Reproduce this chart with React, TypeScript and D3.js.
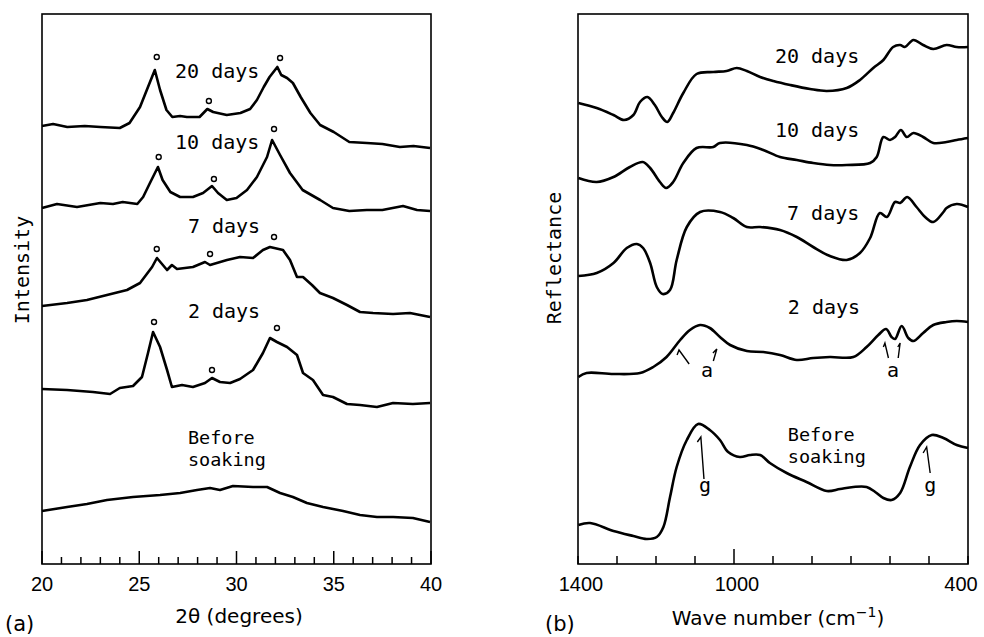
import React from "react";
import * as d3 from "d3";

// (a) XRD patterns: [2θ (deg), intensity (a.u., stacked)]
const xrd20Days: [number, number][] = [
  [20.0, 438], [20.57, 440], [21.3, 437], [22.2, 438], [23.0, 437], [24.0, 436], [24.5, 441],
  [25.04, 457], [25.45, 477], [25.8, 494], [26.07, 474], [26.4, 454], [26.7, 447], [27.1, 448],
  [27.45, 447], [28.1, 447], [28.5, 455], [28.8, 452], [29.5, 449], [30.2, 451], [30.7, 455],
  [31.05, 464], [31.4, 477], [31.7, 487], [32.1, 497], [32.3, 489], [32.6, 486], [32.9, 481],
  [33.3, 467], [33.8, 451], [34.3, 439], [35.0, 432], [35.8, 422], [36.7, 421], [37.5, 420],
  [38.4, 417], [39.1, 418], [39.95, 416],
];
const xrd10Days: [number, number][] = [
  [20.0, 356], [20.77, 360], [21.8, 357], [23.0, 361], [23.65, 360], [24.15, 362], [24.9, 360],
  [25.2, 367], [25.55, 381], [25.96, 397], [26.2, 384], [26.6, 372], [27.1, 367], [27.76, 367],
  [28.28, 371], [28.74, 378], [29.05, 371], [29.5, 364], [30.0, 366], [30.54, 374], [31.05, 387],
  [31.57, 407], [31.83, 424], [32.24, 409], [32.75, 391], [33.4, 374], [34.3, 364], [34.96, 356],
  [35.8, 353], [36.7, 354], [37.5, 354], [38.56, 358], [39.28, 354], [39.95, 353],
];
const xrd7Days: [number, number][] = [
  [20.0, 258], [21.29, 261], [22.31, 264], [23.34, 269], [24.37, 274], [25.04, 281], [25.66, 297],
  [25.91, 306], [26.43, 294], [26.68, 299], [26.94, 295], [27.76, 297], [28.38, 302], [28.64, 299],
  [29.51, 304], [30.18, 307], [30.85, 306], [31.36, 314], [31.72, 317], [32.39, 314], [32.75, 304],
  [33.11, 287], [33.42, 287], [33.88, 279], [34.29, 271], [34.96, 266], [35.68, 259], [36.35, 252],
  [37.02, 251], [38.05, 250], [38.92, 251], [39.95, 247],
];
const xrd2Days: [number, number][] = [
  [20.0, 175], [21.29, 174], [22.62, 172], [23.5, 170], [24.0, 176], [24.68, 178], [25.14, 187],
  [25.45, 211], [25.71, 232], [26.07, 217], [26.43, 194], [26.68, 177], [27.2, 179], [27.76, 177],
  [28.38, 181], [28.74, 186], [29.15, 182], [29.67, 181], [30.18, 185], [30.85, 194], [31.36, 211],
  [31.72, 226], [32.08, 222], [32.6, 217], [33.11, 209], [33.42, 191], [33.93, 184], [34.45, 169],
  [34.96, 167], [35.68, 160], [36.35, 159], [37.22, 157], [38.05, 161], [39.07, 160], [39.95, 161],
];
const xrdBefore: [number, number][] = [
  [20.0, 53], [21.29, 57], [22.31, 60], [23.34, 64], [24.68, 67], [26.07, 69], [27.1, 71],
  [27.97, 74], [28.64, 76], [29.15, 74], [29.82, 78], [30.85, 77], [31.57, 77], [32.24, 71],
  [32.9, 67], [33.62, 61], [34.45, 57], [35.48, 53], [36.35, 49], [37.22, 47], [38.05, 47],
  [39.07, 46], [39.95, 42],
];
// peak markers (open circles) above apatite reflections
const xrdMarks: [number, number][] = [
  [25.9, 507], [28.58, 463], [32.24, 506],
  [26.0, 407], [28.84, 385], [31.93, 435],
  [25.9, 315], [28.64, 310], [31.93, 327],
  [25.76, 242], [28.74, 194], [32.08, 236],
];

// (b) IR reflection spectra: [wave number (cm^-1), reflectance (a.u., stacked)]
const ir20Days: [number, number][] = [
  [1399, 461], [1352, 456], [1309, 449], [1282, 444], [1258, 449], [1241, 462], [1222, 467],
  [1203, 459], [1185, 447], [1171, 442], [1156, 451], [1130, 471], [1096, 490], [1053, 492],
  [1019, 493], [993, 496], [967, 493], [933, 487], [899, 483], [856, 479], [805, 475], [762, 473],
  [711, 476], [677, 484], [643, 496], [617, 504], [592, 517], [574, 519], [562, 517], [540, 524],
  [515, 519], [489, 515], [455, 519], [429, 517], [400, 517],
];
const ir10Days: [number, number][] = [
  [1399, 386], [1352, 382], [1309, 387], [1267, 397], [1234, 402], [1215, 396], [1190, 382],
  [1174, 376], [1156, 382], [1130, 401], [1096, 416], [1053, 417], [1036, 421], [967, 419],
  [925, 414], [882, 407], [839, 404], [797, 401], [754, 399], [711, 399], [651, 401], [634, 407],
  [617, 427], [600, 424], [587, 427], [572, 434], [557, 427], [540, 431], [515, 427], [489, 421],
  [455, 422], [429, 424], [400, 426],
];
const ir7Days: [number, number][] = [
  [1399, 288], [1352, 291], [1309, 301], [1275, 316], [1249, 320], [1233, 316], [1215, 301],
  [1198, 277], [1183, 270], [1164, 274], [1147, 304], [1121, 337], [1087, 352], [1036, 352],
  [1002, 346], [967, 337], [933, 337], [882, 334], [839, 327], [797, 317], [754, 308], [711, 304],
  [677, 311], [651, 326], [626, 351], [608, 347], [587, 362], [574, 361], [556, 367], [532, 357],
  [510, 347], [489, 342], [463, 352], [455, 356], [429, 360], [400, 357],
];
const ir2Days: [number, number][] = [
  [1399, 187], [1378, 191], [1309, 190], [1241, 191], [1207, 197], [1173, 207], [1138, 224],
  [1113, 234], [1087, 239], [1062, 236], [1036, 227], [1010, 219], [967, 213], [925, 212],
  [882, 209], [839, 204], [797, 206], [754, 207], [694, 207], [660, 217], [630, 229], [610, 235],
  [596, 227], [587, 225], [570, 238], [553, 226], [540, 223], [515, 231], [489, 239], [455, 242],
  [429, 243], [400, 242],
];
const irBefore: [number, number][] = [
  [1399, 39], [1369, 41], [1309, 33], [1258, 28], [1224, 25], [1198, 27], [1181, 37], [1164, 67],
  [1147, 97], [1121, 124], [1092, 140], [1062, 134], [1036, 124], [1015, 112], [985, 107],
  [959, 109], [933, 109], [908, 101], [865, 91], [814, 82], [762, 73], [728, 75], [694, 77],
  [660, 77], [638, 72], [617, 66], [596, 64], [574, 71], [549, 97], [523, 119], [493, 129],
  [463, 126], [429, 119], [400, 116],
];

const xrdSeries = [xrd20Days, xrd10Days, xrd7Days, xrd2Days, xrdBefore];
const irSeries = [ir20Days, ir10Days, ir7Days, ir2Days, irBefore];

const dayLabels = ["20 days", "10 days", "7 days", "2 days"];
const beforeLabel = ["Before", "soaking"];

// label anchors in data units
const xrdLabelPos: [number, number][] = [[26.84, 486], [26.84, 415], [27.5, 331], [27.5, 246]];
const xrdBeforePos: [number, number] = [27.5, 120];
const irLabelPos: [number, number][] = [[895, 501], [895, 427], [864, 344], [862, 250]];
const irBeforePos: [number, number] = [862, 123];

// band assignment marks: a = apatite, g = glass ([top, bottom, flag])
const irMarks = [
  { top: [1141, 214], bottom: [1115, 200], flag: [1146, 209] },
  { top: [1044, 215], bottom: [1053, 203], flag: [1054, 211] },
  { top: [613, 221], bottom: [604, 206], flag: [617, 217] },
  { top: [574, 221], bottom: [579, 206], flag: [580, 217] },
  { top: [1085, 127], bottom: [1077, 85], flag: [1094, 122] },
  { top: [506, 117], bottom: [497, 91], flag: [515, 111] },
];
const irMarkLabels: { t: string; w: number; v: number }[] = [
  { t: "a", w: 1069, v: 187 },
  { t: "a", w: 592, v: 187 },
  { t: "g", w: 1074, v: 72 },
  { t: "g", w: 497, v: 72 },
];

const MONO = "'DejaVu Sans Mono', monospace";
const SANS = "'DejaVu Sans', sans-serif";
const TICK = "'Liberation Sans', Arial, sans-serif";

// two-line label, slightly smaller so the lines don't collide
const Stacked = ({ x, y0, lines }: { x: number; y0: number; lines: string[] }) => (
  <text x={x} y={y0} fontFamily={MONO} fontSize={18.5}>
    {lines.map((l, i) => (
      <tspan key={l} x={x} dy={i === 0 ? 0 : 21.5}>{l}</tspan>
    ))}
  </text>
);

export default function App() {
  const W = 984;
  const H = 637;

  const xA = d3.scaleLinear().domain([20, 40]).range([42, 431]);
  const xB = d3.scaleLinear().domain([1400, 400]).range([578, 968]);
  const y = d3.scaleLinear().domain([0, 550]).range([564, 14]);

  const lineA = d3.line<[number, number]>().x((d) => xA(d[0])).y((d) => y(d[1]));
  const lineB = d3
    .line<[number, number]>()
    .x((d) => xB(d[0]))
    .y((d) => y(d[1]))
    .curve(d3.curveCatmullRom.alpha(0.5));

  const ticksA = d3.range(20, 40.001, 1);
  const ticksB = d3.range(400, 1400.001, 100);

  const top = y(550);
  const bottom = y(0);

  return (
    <svg width={W} height={H} style={{ position: "absolute", left: 0, top: 0, background: "#fff" }}>
      {/* panel (a) */}
      <rect x={xA(20)} y={top} width={xA(40) - xA(20)} height={bottom - top} fill="none" stroke="#000" strokeWidth={1.6} />
      {ticksA.map((t) => {
        const major = t % 5 === 0;
        return (
          <line key={t} x1={xA(t)} x2={xA(t)} y1={bottom} y2={bottom - (major ? 13 : 7)} stroke="#000" strokeWidth={1.5} />
        );
      })}
      {ticksA.filter((t) => t % 5 === 0).map((t) => (
        <text key={t} x={xA(t)} y={591} textAnchor="middle" fontFamily={TICK} fontSize={20}>{t}</text>
      ))}
      {xrdSeries.map((s, i) => (
        <path key={i} d={lineA(s) || ""} fill="none" stroke="#000" strokeWidth={2.6} strokeLinejoin="round" />
      ))}
      {xrdMarks.map((m, i) => (
        <circle key={i} cx={xA(m[0])} cy={y(m[1])} r={2.5} fill="#fff" stroke="#000" strokeWidth={1.4} />
      ))}
      {dayLabels.map((l, i) => (
        <text key={l} x={xA(xrdLabelPos[i][0])} y={y(xrdLabelPos[i][1])} fontFamily={MONO} fontSize={20} xmlSpace="preserve">{l}</text>
      ))}
      <Stacked x={xA(xrdBeforePos[0])} y0={y(xrdBeforePos[1])} lines={beforeLabel} />
      <text transform={`translate(29,270) rotate(-90)`} textAnchor="middle" fontFamily={MONO} fontSize={20}>Intensity</text>
      <text x={239} y={623} textAnchor="middle" fontFamily={SANS} fontSize={20}>2θ (degrees)</text>
      <text x={5} y={631} fontFamily={SANS} fontSize={21}>(a)</text>

      {/* panel (b) */}
      <rect x={xB(1400)} y={top} width={xB(400) - xB(1400)} height={bottom - top} fill="none" stroke="#000" strokeWidth={1.6} />
      {ticksB.map((t) => {
        const major = t === 1000;
        return (
          <line key={t} x1={xB(t)} x2={xB(t)} y1={bottom} y2={bottom - (major ? 15 : 8)} stroke="#000" strokeWidth={1.5} />
        );
      })}
      {[1400, 1000, 400].map((t) => (
        <text key={t} x={xB(t) + (t === 400 ? -7 : 3)} y={591} textAnchor="middle" fontFamily={TICK} fontSize={20}>{t}</text>
      ))}
      {irSeries.map((s, i) => (
        <path key={i} d={lineB(s) || ""} fill="none" stroke="#000" strokeWidth={2.6} strokeLinejoin="round" />
      ))}
      {dayLabels.map((l, i) => (
        <text key={l} x={xB(irLabelPos[i][0])} y={y(irLabelPos[i][1])} fontFamily={MONO} fontSize={20}>{l}</text>
      ))}
      <Stacked x={xB(irBeforePos[0])} y0={y(irBeforePos[1])} lines={beforeLabel} />
      {irMarks.map((m, i) => (
        <path
          key={i}
          d={`M${xB(m.flag[0])},${y(m.flag[1])}L${xB(m.top[0])},${y(m.top[1])}L${xB(m.bottom[0])},${y(m.bottom[1])}`}
          fill="none"
          stroke="#000"
          strokeWidth={1.4}
        />
      ))}
      {irMarkLabels.map((m, i) => (
        <text key={i} x={xB(m.w)} y={y(m.v)} textAnchor="middle" fontFamily={MONO} fontSize={20}>{m.t}</text>
      ))}
      <text transform={`translate(561,258) rotate(-90)`} textAnchor="middle" fontFamily={MONO} fontSize={20}>Reflectance</text>
      <text x={778} y={625} textAnchor="middle" fontFamily={SANS} fontSize={20}>
        Wave number (cm<tspan dy={-8} fontSize={14}>−1</tspan><tspan dy={8}>)</tspan>
      </text>
      <text x={545} y={631} fontFamily={SANS} fontSize={21}>(b)</text>
    </svg>
  );
}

Do this :: Extract the lines exactly, please: the first line of the listing, the line with "import * as", and every line between them, but no pictures.

Task result ::
Reproduce this chart with React, TypeScript and D3.js.
import React from "react";
import * as d3 from "d3";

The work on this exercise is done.